On 04/07/2016 08:11 AM, Vijay Pandurangan wrote:
On Fri, Mar 25, 2016 at 7:46 PM, Ben Greear <gree...@candelatech.com> wrote:
A real NIC can either do hardware checksums, or it cannot.  If it
cannot, then the host must do it on the CPU for both transmit and
receive.

Veth is not a real NIC, and it cannot do hardware checksum offloading.

So, we either lie and pretend it does, or we eat massive amounts
of CPU usage to calculate and check checksums when sending across
a veth pair.


That's a good point. Does anyone know what the overhead actually is these days?

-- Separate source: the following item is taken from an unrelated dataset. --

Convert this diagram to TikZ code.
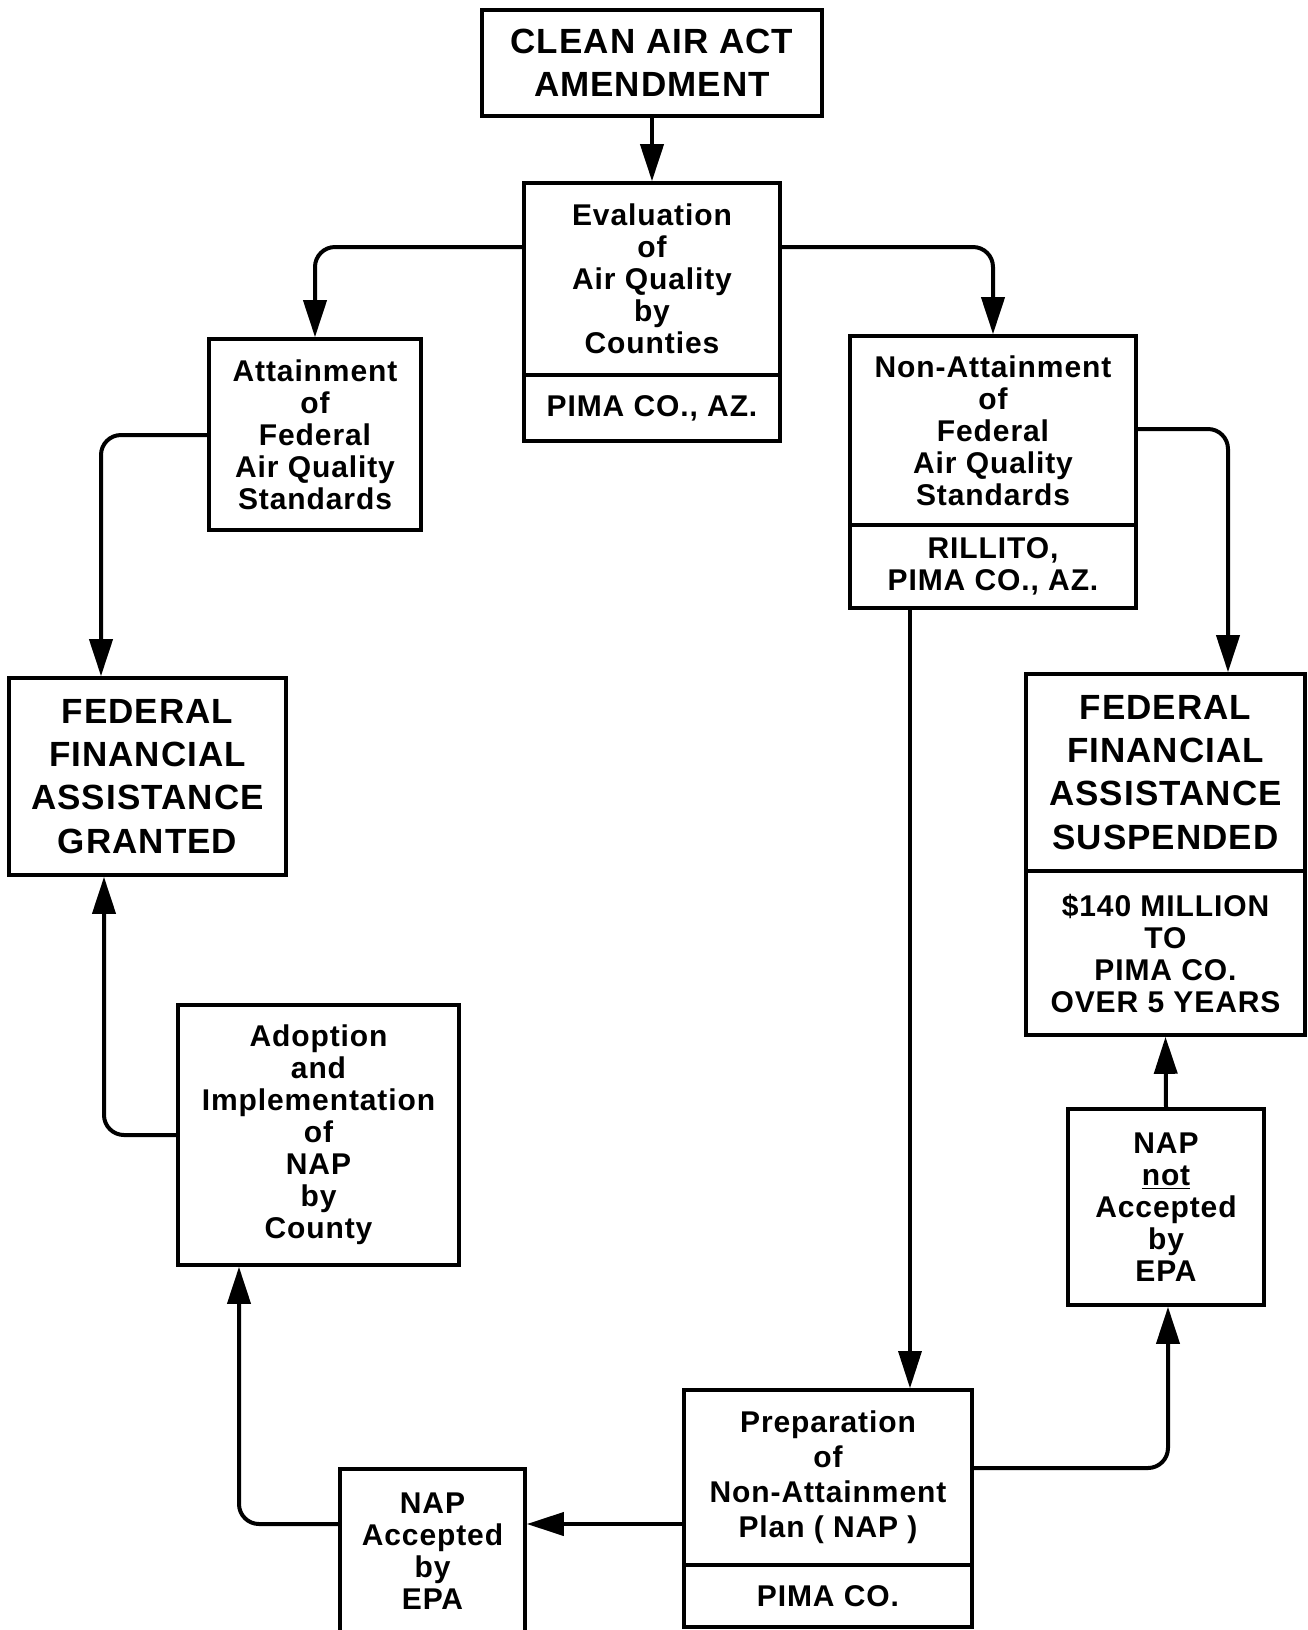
\documentclass[tikz,border=0pt]{standalone}
\usepackage{fontspec}
\setmainfont{Liberation Sans}[LetterSpace=3]
\usetikzlibrary{arrows.meta}
\begin{document}
\begin{tikzpicture}[x=0.5pt,y=-0.5pt,
  box/.style={draw, line width=1.8pt, inner sep=0pt, align=center, fill=white,
    font=\bfseries\fontsize{15}{16}\selectfont},
  big/.style={font=\bfseries\fontsize{17.5}{21.6}\selectfont},
  conn/.style={line width=2pt, rounded corners=10pt},
  arr/.style={-{Triangle[length=18.5pt,width=11.5pt]}}]
\useasboundingbox (0,0) rectangle (1308,1630);
% nodes
\node[box, big, minimum width=170pt, minimum height=53pt] (caa) at (652,63) {CLEAN AIR ACT\\AMENDMENT};
\node[box, minimum width=128pt, minimum height=96pt] (eval) at (652,279) {Evaluation\\of\\Air Quality\\by\\Counties};
\node[box, minimum width=128pt, minimum height=33pt] (evallow) at (652,408) {PIMA CO., AZ.};
\node[box, minimum width=106pt, minimum height=95.5pt] (att) at (315,434.5) {Attainment\\of\\Federal\\Air Quality\\Standards};
\node[box, minimum width=143pt, minimum height=94.5pt] (non) at (993,430.5) {Non-Attainment\\of\\Federal\\Air Quality\\Standards};
\node[box, minimum width=143pt, minimum height=41.5pt] (nonlow) at (993,566.5) {RILLITO,\\PIMA CO., AZ.};
\node[box, big, minimum width=138.5pt, minimum height=98.5pt] (granted) at (147.5,776.5) {FEDERAL\\FINANCIAL\\ASSISTANCE\\GRANTED};
\node[box, big, minimum width=139.5pt, minimum height=98.5pt] (susp) at (1165.5,772.5) {FEDERAL\\FINANCIAL\\ASSISTANCE\\SUSPENDED};
\node[box, minimum width=139.5pt, minimum height=82pt] (susplow) at (1165.5,953) {\$140 MILLION\\TO\\PIMA CO.\\OVER 5 YEARS};
\node[box, minimum width=140.5pt, minimum height=130pt] (adopt) at (318.5,1135) {Adoption\\and\\Implementation\\of\\NAP\\by\\County};
\node[box, minimum width=98pt, minimum height=98pt] (napnot) at (1166,1207) {NAP\\\underline{not}\\Accepted\\by\\EPA};
\node[box, minimum width=144pt, minimum height=87.5pt, font=\bfseries\fontsize{15}{17.5}\selectfont] (prep) at (828,1477.5) {Preparation\\of\\Non-Attainment\\Plan ( NAP )};
\node[box, minimum width=144pt, minimum height=31pt] (preplow) at (828,1596) {PIMA CO.};
\node[box, minimum width=92.5pt, minimum height=82pt] (napacc) at (432.5,1551) {NAP\\Accepted\\by\\EPA};
% connectors
\draw[conn, arr] (caa.south) -- (eval.north);
\draw[conn, arr] (eval.west |- 0,247) -| (att.north);
\draw[conn, arr] (eval.east |- 0,247) -| (non.north);
\draw[conn, arr] (att.west |- 0,435) -| (101,0 |- granted.north);
\draw[conn, arr] (non.east |- 0,429) -| (1228,0 |- susp.north);
\draw[conn, arr, line width=1.6pt] (910,0 |- nonlow.south) -- (910,0 |- prep.north);
\draw[conn, arr] (adopt.west) -| (104,0 |- granted.south);
\draw[conn, arr] (prep.west |- 0,1524) -- (napacc.east |- 0,1524);
\draw[conn, arr] (napacc.west |- 0,1524) -| (239,0 |- adopt.south);
\draw[conn, arr] (prep.east |- 0,1468) -| (1168,0 |- napnot.south);
\draw[conn, arr] (napnot.north) -- (susplow.south);
\end{tikzpicture}
\end{document}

You could try setting up a system with ixgbe or similar, and then manually
disable csum offload using ethtool, and see how that performs in comparison
to hardware offload?

But, if I am purposely corrupting a frame destined for veth, then the only
reason
I would want the stack to check the checksums is if I were testing my own
stack's checksum logic, and that seems to be a pretty limited use.


In the common case you're 100% right.  OTOH, there's something
disconcerting about an abstraction layer lying and behaving
unexpectedly.  Most traffic that originates on a machine can have its
checksums safely ignored.  Whatever the reason is (maybe, as you say
you're testing checksums – on the other hand maybe there's a bug in
your code somewhere), I really feel like we should try to figure out a
way to ensure that this optimization is at the very least opt-in…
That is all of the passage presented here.